>> START Extracted entries
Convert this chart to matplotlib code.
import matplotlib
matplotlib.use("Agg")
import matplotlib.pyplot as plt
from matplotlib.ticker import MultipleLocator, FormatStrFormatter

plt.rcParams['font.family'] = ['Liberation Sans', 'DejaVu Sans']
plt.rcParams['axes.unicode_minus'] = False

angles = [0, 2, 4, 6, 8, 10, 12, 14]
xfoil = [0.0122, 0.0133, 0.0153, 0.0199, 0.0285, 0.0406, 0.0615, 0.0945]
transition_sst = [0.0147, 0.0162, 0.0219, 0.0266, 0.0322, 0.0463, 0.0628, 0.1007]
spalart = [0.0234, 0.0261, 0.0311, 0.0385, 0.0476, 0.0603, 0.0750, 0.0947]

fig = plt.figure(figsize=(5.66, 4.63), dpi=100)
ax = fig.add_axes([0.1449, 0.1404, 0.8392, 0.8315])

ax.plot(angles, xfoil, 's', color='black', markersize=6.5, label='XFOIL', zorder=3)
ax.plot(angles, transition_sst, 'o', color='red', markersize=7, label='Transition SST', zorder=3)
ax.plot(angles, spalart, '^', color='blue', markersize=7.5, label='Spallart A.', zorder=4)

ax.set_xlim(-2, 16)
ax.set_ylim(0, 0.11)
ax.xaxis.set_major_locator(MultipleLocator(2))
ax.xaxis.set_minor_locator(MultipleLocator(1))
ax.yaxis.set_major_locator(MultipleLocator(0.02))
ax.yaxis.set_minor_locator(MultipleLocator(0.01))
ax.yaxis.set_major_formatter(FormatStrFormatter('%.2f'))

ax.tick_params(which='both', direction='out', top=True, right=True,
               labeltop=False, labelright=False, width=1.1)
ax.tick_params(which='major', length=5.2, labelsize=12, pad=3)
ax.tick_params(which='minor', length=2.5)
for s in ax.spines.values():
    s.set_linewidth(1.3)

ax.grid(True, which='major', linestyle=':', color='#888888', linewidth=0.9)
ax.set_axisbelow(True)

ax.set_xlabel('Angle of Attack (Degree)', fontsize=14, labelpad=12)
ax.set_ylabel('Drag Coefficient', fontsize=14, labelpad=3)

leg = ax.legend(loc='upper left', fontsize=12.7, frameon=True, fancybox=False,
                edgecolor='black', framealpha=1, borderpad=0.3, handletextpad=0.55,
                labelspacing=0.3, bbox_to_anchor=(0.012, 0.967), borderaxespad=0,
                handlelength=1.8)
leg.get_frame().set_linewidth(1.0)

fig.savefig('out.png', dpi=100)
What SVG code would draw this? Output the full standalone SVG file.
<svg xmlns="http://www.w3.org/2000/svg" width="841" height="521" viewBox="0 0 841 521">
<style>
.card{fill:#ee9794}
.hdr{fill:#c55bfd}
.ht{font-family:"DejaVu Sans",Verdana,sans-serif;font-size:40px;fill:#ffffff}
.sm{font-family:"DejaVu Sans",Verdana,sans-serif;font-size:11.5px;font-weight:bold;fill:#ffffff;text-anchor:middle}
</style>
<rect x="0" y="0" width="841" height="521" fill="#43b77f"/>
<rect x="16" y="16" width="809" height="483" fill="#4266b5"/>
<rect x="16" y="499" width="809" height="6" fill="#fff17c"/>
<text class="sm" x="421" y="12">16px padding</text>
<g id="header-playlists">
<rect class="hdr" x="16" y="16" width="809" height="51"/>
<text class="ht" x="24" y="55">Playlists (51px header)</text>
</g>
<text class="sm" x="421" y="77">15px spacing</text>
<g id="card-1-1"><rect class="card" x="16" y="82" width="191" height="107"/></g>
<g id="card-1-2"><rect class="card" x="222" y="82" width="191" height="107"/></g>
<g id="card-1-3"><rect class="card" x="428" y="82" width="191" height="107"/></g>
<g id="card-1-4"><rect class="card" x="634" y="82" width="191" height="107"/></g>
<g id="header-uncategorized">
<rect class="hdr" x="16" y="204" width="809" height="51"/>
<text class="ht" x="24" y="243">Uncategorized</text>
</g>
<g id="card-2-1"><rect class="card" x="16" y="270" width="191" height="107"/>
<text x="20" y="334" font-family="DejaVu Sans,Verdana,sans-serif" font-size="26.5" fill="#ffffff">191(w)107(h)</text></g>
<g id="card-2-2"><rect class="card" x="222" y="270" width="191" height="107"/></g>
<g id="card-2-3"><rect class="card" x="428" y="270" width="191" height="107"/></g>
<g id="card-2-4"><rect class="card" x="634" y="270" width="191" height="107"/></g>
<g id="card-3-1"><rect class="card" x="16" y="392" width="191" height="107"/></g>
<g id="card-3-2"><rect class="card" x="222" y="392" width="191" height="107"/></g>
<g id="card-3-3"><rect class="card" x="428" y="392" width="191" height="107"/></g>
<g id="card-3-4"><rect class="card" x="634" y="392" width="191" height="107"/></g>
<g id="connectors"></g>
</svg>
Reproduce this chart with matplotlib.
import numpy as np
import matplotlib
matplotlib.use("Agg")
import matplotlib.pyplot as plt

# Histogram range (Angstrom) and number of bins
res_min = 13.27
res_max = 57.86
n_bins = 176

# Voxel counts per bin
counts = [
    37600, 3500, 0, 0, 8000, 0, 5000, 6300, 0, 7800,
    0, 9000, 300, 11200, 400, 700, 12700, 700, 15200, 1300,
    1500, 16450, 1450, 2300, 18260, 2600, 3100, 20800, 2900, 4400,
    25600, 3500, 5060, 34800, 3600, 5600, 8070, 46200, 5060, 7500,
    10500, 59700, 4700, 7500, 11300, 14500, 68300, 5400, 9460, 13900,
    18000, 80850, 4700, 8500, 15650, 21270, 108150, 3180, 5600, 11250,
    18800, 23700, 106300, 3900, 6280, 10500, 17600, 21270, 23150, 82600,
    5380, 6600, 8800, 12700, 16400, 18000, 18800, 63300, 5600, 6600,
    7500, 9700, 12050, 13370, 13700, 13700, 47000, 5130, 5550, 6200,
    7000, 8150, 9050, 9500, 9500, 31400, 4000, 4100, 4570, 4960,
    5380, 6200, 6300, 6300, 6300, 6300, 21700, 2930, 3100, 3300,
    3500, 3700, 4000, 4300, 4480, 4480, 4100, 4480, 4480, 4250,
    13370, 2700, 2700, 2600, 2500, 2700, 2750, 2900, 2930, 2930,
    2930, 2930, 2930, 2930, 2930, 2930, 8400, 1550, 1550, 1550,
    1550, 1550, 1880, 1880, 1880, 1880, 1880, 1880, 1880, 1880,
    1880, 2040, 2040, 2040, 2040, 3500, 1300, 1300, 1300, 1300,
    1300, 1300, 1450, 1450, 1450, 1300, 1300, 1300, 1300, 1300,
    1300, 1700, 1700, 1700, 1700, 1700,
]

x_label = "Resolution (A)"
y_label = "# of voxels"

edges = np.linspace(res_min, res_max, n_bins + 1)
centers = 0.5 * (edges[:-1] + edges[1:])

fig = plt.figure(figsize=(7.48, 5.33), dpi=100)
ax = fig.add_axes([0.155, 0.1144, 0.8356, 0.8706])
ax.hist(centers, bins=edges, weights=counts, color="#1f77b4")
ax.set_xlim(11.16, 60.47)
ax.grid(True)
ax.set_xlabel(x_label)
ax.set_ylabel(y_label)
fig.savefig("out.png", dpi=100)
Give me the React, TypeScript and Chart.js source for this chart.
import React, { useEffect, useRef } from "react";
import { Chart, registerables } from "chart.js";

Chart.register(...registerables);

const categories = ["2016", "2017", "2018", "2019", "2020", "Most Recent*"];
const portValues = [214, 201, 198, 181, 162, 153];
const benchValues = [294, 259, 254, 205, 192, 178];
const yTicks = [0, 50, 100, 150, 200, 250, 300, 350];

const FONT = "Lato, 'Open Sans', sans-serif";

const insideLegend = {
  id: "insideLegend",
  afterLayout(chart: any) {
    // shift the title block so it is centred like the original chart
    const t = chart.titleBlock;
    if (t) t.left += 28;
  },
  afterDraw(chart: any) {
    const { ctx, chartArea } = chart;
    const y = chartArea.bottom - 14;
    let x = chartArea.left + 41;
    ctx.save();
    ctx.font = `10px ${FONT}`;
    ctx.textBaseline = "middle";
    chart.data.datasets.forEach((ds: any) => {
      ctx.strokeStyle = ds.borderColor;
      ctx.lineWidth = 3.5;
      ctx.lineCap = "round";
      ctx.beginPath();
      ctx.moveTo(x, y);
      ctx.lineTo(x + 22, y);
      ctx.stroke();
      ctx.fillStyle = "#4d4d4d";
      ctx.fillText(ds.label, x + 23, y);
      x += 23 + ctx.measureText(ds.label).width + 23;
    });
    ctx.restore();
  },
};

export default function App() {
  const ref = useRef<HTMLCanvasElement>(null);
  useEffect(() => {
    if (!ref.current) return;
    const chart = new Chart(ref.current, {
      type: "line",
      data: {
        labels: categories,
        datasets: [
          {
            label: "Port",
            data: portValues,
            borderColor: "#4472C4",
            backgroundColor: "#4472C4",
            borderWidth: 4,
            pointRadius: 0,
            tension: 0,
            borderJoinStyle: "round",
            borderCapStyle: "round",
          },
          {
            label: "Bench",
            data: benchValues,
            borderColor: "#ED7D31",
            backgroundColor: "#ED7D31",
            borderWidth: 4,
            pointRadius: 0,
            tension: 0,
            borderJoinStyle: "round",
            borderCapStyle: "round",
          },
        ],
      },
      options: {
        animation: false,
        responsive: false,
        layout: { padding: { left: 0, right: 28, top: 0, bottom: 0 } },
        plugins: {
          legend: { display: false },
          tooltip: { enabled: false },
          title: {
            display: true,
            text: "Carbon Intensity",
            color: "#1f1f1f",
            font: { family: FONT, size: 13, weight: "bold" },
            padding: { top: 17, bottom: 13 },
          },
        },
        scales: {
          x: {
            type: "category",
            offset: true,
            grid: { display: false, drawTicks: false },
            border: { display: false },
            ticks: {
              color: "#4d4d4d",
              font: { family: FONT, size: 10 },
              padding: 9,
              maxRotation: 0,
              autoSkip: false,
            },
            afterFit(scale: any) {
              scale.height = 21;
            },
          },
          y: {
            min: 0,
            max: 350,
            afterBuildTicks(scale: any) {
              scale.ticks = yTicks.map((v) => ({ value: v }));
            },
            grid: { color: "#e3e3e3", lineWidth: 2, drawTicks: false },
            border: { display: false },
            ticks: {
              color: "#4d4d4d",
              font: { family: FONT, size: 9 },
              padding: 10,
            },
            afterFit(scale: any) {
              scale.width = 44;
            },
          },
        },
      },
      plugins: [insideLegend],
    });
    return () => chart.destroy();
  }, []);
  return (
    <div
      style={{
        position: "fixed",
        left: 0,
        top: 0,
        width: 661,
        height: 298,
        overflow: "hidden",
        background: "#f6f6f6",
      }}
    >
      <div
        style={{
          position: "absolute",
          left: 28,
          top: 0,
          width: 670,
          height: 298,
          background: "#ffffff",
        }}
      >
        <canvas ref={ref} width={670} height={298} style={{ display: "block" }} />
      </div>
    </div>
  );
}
>> END Extracted entries
• **What you will do**
Return only the stretch of the material above from the line holding "Give me the" through the line holding "Chart.register(...registerables);", copied exactly.

• **Reply to the task**
Give me the React, TypeScript and Chart.js source for this chart.
import React, { useEffect, useRef } from "react";
import { Chart, registerables } from "chart.js";

Chart.register(...registerables);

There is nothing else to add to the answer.